══ Given information ══
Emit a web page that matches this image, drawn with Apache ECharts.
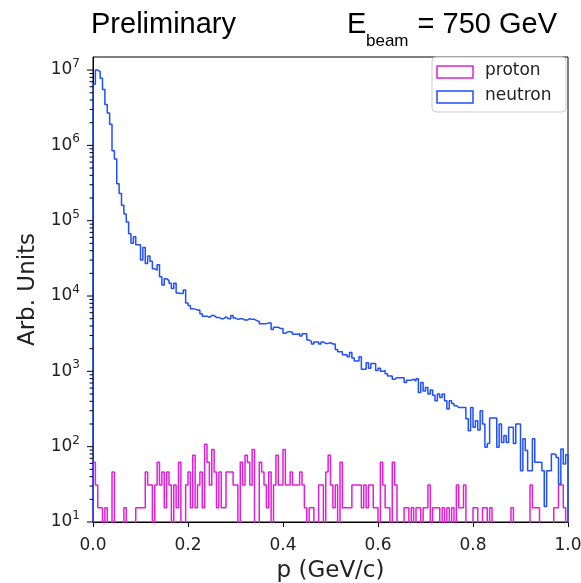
═══
══ Given information ══
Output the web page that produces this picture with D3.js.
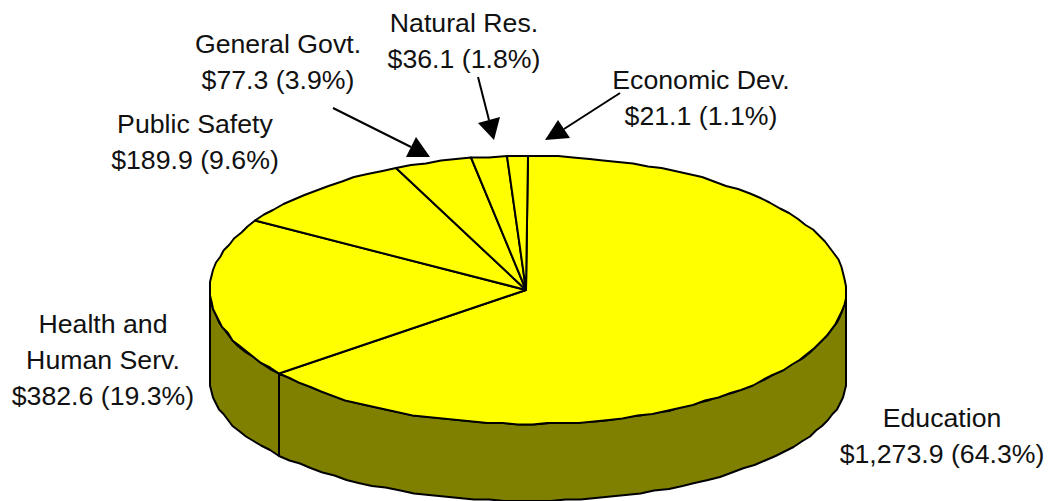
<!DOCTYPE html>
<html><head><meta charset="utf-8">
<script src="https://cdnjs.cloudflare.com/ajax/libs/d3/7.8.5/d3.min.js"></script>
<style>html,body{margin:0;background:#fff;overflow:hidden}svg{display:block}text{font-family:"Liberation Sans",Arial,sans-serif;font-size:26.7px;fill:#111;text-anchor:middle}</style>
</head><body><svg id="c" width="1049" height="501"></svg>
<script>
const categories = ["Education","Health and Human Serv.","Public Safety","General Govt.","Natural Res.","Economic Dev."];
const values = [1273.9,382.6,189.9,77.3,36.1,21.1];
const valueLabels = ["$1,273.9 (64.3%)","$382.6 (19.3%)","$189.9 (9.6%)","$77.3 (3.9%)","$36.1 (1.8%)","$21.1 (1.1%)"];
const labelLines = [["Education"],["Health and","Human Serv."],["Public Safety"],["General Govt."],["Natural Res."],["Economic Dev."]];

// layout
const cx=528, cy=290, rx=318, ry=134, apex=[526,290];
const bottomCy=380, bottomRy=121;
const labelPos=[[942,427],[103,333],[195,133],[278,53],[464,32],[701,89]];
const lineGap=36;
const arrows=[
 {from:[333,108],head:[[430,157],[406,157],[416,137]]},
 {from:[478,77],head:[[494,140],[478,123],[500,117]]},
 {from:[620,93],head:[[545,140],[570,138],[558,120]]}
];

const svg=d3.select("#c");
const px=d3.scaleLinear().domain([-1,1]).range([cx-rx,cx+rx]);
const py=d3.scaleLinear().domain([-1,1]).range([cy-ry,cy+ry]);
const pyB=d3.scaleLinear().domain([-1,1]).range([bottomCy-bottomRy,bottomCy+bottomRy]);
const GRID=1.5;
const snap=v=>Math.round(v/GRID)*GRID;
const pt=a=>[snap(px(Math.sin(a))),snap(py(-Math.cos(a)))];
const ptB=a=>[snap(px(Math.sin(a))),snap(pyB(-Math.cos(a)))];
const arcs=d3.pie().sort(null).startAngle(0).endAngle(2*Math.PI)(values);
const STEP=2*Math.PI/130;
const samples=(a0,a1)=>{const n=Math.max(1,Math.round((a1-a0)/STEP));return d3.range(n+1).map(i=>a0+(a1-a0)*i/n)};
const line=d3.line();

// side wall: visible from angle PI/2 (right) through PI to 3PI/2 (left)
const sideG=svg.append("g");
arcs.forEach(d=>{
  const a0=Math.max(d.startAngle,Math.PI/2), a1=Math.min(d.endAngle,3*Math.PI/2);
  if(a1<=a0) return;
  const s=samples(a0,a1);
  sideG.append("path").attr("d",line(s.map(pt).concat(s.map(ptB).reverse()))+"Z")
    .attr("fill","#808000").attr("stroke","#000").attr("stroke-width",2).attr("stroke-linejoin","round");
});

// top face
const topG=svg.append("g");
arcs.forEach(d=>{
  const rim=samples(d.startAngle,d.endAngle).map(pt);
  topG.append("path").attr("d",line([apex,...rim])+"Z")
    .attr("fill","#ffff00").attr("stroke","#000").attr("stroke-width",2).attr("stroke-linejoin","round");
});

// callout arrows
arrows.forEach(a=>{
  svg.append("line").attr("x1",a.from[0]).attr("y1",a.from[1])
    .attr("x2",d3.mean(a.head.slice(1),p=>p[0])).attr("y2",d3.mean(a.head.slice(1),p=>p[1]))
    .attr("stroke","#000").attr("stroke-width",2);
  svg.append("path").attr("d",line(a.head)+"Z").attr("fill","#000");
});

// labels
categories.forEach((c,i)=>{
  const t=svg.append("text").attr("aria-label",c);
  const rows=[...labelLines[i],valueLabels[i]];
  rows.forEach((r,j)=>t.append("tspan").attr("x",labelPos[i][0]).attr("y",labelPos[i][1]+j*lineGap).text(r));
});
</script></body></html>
═══
══ Given information ══
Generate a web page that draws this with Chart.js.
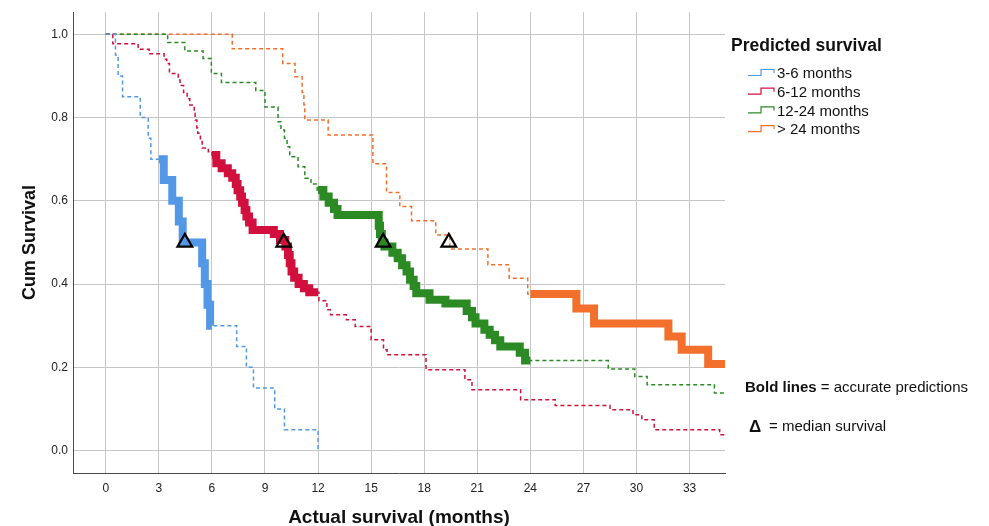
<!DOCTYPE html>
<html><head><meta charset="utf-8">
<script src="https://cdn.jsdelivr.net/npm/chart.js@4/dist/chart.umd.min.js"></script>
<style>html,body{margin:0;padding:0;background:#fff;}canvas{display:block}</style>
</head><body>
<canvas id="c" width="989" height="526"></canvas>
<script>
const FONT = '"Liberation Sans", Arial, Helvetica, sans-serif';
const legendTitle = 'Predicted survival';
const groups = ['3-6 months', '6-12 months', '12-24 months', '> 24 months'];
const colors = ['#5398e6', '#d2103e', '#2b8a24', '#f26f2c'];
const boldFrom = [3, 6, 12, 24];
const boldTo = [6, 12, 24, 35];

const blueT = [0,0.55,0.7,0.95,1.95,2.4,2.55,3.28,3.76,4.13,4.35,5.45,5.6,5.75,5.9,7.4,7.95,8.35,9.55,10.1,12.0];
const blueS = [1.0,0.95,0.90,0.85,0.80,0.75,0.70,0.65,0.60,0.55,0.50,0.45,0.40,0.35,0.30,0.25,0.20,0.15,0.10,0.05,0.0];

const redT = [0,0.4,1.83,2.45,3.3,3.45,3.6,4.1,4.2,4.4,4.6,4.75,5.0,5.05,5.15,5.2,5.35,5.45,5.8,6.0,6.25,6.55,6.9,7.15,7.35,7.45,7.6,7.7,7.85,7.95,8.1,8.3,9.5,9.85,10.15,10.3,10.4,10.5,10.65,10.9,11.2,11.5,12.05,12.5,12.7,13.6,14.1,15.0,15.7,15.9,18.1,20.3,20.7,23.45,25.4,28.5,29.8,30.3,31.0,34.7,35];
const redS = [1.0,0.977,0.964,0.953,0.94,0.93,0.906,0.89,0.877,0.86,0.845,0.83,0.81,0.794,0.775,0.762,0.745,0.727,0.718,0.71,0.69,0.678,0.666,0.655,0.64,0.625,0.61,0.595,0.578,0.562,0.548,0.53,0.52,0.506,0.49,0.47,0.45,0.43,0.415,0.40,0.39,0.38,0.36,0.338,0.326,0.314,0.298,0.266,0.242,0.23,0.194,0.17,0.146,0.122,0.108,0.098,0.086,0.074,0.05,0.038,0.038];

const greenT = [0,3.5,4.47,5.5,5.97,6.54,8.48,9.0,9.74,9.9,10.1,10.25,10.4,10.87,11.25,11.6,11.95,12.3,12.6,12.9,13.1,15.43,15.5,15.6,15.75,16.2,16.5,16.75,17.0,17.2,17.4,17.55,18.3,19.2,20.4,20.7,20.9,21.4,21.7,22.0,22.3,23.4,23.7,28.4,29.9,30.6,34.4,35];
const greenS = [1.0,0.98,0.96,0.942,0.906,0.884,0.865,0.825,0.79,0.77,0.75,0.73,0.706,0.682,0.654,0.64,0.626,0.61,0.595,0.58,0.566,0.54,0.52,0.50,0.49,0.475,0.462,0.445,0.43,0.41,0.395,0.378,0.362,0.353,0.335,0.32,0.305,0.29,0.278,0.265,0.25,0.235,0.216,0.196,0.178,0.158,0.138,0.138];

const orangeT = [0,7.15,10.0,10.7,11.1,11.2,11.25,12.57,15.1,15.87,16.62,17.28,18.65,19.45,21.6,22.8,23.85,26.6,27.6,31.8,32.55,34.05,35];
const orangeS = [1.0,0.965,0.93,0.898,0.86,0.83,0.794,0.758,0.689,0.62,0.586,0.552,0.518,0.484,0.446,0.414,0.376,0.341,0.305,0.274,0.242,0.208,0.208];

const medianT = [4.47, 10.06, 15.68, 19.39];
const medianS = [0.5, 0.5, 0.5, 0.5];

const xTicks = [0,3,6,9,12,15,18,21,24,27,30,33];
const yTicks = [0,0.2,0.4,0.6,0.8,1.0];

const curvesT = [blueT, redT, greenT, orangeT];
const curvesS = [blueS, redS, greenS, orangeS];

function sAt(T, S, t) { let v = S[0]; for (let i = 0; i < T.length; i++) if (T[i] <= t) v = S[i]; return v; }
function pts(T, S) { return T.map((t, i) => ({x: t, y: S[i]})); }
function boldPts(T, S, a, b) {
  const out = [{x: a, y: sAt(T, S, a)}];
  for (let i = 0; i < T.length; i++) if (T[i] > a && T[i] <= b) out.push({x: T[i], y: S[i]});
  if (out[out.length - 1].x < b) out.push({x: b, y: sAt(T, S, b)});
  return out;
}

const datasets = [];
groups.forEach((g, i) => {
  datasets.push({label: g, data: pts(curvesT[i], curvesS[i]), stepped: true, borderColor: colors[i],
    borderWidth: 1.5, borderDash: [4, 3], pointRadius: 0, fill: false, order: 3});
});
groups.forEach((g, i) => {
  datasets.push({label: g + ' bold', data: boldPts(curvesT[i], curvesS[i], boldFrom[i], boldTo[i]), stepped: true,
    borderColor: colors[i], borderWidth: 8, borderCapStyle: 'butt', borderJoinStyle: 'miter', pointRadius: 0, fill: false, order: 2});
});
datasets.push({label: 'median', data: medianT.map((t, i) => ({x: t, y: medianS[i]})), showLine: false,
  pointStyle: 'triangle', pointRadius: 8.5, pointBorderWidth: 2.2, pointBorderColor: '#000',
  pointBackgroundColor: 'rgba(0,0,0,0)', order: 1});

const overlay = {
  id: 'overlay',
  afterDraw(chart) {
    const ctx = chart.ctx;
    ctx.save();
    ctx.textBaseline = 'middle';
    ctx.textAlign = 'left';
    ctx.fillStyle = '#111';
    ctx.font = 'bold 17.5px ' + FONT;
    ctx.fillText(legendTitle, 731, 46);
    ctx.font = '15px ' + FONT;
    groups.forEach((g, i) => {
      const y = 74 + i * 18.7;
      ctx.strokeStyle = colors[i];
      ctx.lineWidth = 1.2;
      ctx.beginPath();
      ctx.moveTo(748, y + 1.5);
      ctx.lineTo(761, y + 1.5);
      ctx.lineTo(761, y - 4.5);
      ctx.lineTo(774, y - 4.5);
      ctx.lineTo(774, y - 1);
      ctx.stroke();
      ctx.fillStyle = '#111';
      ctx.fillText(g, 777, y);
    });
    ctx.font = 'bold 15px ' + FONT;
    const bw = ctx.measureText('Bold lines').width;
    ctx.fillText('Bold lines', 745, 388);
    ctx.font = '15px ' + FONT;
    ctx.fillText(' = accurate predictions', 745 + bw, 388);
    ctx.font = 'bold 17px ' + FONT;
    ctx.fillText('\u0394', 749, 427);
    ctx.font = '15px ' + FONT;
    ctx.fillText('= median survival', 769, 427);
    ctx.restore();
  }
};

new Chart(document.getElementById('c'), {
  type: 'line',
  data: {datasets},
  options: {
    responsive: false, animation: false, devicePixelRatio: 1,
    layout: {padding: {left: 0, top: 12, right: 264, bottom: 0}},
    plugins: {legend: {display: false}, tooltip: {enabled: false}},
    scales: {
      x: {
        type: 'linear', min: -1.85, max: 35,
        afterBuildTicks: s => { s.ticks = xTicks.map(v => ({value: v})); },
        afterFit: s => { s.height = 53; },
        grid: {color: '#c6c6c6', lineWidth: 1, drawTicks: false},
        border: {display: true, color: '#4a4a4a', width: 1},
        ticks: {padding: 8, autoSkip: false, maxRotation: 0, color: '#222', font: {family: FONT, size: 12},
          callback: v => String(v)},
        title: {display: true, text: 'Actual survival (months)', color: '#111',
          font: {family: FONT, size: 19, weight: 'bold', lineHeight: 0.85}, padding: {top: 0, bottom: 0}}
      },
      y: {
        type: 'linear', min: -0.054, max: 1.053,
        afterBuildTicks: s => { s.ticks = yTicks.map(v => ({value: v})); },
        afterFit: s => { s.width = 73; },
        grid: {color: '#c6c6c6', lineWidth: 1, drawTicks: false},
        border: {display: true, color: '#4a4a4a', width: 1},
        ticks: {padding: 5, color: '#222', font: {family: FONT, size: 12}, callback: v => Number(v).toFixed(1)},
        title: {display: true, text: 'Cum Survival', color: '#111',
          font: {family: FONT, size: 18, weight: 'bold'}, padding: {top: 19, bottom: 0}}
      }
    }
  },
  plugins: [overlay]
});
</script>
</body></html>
═══
• _Goal_: Pull every line containing the word "that" out of the material and copy it.

• _Correct answer_:
Emit a web page that matches this image, drawn with Apache ECharts.
Output the web page that produces this picture with D3.js.
Generate a web page that draws this with Chart.js.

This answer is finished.